BlockBeats News, May 26 — Wintermute issued a statement saying that the macro environment improved significantly last week, with Brent crude oil plunging 9% due to easing tensions with Iran, the 10-year U.S. Treasury yield falling back to 4.50%, and U.S. stocks rising for the eighth consecutive week to hit a new all-time high, easing inflationary pressures driven by energy. However, consumer concerns have not abated, with the University of Michigan Consumer Sentiment Index dropping to a historic low of 44.8, and one-year inflation expectations rising to 4.8%. Meanwhile, the May manufacturing PMI hit a four-year high, with input costs rising to the highest level since 2022, indicating a resurgence in goods inflation. The Federal Reserve’s April meeting minutes also signaled that “if inflation remains stubborn, further tightening may be necessary,” and markets have not fully priced in this hawkish expectation.
On the tech stocks front, Nvidia delivered an “explosive” earnings report: Q1 revenue reached $81.6 billion, up 85% year-over-year, with data center business growing 92%, and announced an $80 billion buyback and a 25-fold dividend increase.
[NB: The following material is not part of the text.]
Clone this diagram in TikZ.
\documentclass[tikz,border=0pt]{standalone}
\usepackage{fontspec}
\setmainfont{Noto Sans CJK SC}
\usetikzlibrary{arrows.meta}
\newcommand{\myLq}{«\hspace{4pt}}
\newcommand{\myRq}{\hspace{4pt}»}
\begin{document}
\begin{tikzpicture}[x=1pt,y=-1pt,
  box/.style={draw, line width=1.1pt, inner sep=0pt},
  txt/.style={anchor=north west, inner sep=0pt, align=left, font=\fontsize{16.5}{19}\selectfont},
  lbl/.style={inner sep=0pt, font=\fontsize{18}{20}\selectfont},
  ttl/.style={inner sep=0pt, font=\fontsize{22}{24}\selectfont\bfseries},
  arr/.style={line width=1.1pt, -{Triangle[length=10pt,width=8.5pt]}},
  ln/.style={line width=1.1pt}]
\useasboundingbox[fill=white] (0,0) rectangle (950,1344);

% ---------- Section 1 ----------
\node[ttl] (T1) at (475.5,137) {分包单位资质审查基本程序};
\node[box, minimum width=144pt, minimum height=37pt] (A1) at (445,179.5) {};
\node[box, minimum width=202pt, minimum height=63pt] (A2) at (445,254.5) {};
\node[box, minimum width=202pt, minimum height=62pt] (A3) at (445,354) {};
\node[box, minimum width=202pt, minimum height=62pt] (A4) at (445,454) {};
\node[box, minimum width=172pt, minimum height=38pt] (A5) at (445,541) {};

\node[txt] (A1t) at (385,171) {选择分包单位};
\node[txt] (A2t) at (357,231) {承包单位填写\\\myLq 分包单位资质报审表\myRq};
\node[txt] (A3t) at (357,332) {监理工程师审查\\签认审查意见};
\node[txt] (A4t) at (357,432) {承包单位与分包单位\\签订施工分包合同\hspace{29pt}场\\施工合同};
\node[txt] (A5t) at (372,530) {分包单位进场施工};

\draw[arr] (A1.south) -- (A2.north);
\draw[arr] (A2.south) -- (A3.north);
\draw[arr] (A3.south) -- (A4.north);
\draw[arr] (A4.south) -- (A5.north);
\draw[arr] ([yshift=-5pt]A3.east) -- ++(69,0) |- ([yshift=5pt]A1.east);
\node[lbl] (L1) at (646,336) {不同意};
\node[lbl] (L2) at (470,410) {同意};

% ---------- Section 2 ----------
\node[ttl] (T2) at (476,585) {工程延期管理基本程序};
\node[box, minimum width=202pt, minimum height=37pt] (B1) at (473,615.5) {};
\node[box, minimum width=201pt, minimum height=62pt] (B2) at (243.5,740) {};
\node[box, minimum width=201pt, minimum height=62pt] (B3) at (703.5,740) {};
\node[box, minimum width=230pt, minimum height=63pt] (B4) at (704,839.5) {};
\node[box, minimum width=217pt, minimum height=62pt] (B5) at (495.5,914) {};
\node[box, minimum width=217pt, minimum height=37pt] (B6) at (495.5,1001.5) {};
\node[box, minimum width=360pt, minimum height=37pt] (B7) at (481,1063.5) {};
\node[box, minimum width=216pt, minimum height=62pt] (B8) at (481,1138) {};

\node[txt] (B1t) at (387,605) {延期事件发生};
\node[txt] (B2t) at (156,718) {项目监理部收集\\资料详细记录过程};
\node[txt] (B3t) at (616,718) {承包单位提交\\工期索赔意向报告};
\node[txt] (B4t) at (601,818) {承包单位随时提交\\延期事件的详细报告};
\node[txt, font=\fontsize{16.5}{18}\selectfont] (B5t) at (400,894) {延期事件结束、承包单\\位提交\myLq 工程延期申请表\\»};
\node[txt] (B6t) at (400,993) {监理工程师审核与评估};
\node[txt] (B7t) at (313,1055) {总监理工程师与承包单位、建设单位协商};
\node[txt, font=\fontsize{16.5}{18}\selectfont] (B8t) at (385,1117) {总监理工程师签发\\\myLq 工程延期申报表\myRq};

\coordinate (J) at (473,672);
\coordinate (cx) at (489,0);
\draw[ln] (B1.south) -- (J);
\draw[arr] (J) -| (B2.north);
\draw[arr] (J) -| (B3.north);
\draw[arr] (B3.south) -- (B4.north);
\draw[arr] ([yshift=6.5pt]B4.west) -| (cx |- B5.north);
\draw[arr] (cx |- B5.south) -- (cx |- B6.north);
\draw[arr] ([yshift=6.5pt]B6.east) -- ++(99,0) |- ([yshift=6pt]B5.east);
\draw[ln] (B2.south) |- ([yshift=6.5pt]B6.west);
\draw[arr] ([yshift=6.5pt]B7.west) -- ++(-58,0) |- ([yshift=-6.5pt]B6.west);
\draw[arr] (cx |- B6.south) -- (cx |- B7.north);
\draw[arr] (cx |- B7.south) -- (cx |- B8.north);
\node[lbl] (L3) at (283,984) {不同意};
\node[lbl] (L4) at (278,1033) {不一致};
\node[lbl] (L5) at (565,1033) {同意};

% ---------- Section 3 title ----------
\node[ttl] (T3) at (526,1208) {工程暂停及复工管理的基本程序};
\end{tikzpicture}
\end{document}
More importantly, its Q2 guidance implicitly assumes zero revenue from Chinese data centers, implying stronger actual AI demand. However, the market reacted unusually coldly, with stock prices barely moving after hours, reflecting that AI trading has entered a “perfectly priced” stage, where simply exceeding expectations can no longer sustain the rally. This is an important warning for risk assets, including the crypto market — if AI momentum weakens, sluggish consumer spending, sticky inflation, and a potentially hawkish Federal Reserve could reassert market dominance.
Compared to the strong U.S. stock market, the crypto market is noticeably lagging. BTC hovers around $76k, ETH drops to $2,140, neither following risk assets higher. Over the past two weeks, BTC spot ETFs have seen over $2 billion in outflows, indicating a clear cooling of institutional funds, with marginal risk appetite shifting back to AI stocks rather than crypto assets. The ETH/BTC exchange rate continues to weaken, hitting a 10-month low, while a few contrarian assets like HYPE are showing strength, with daily ETF inflows reaching a record $25.5 million and signs of large institutional wallets continuously accumulating. The current market structure has not fully turned bearish; long-term holders are still increasing their positions, and exchange reserves remain low, but short-term capital flows that determine prices are turning negative. BTC’s key support levels are currently at $75k to $76k; if broken, the market could quickly retest the $70k to $72k zone. If held, there’s still a chance to challenge $80k again.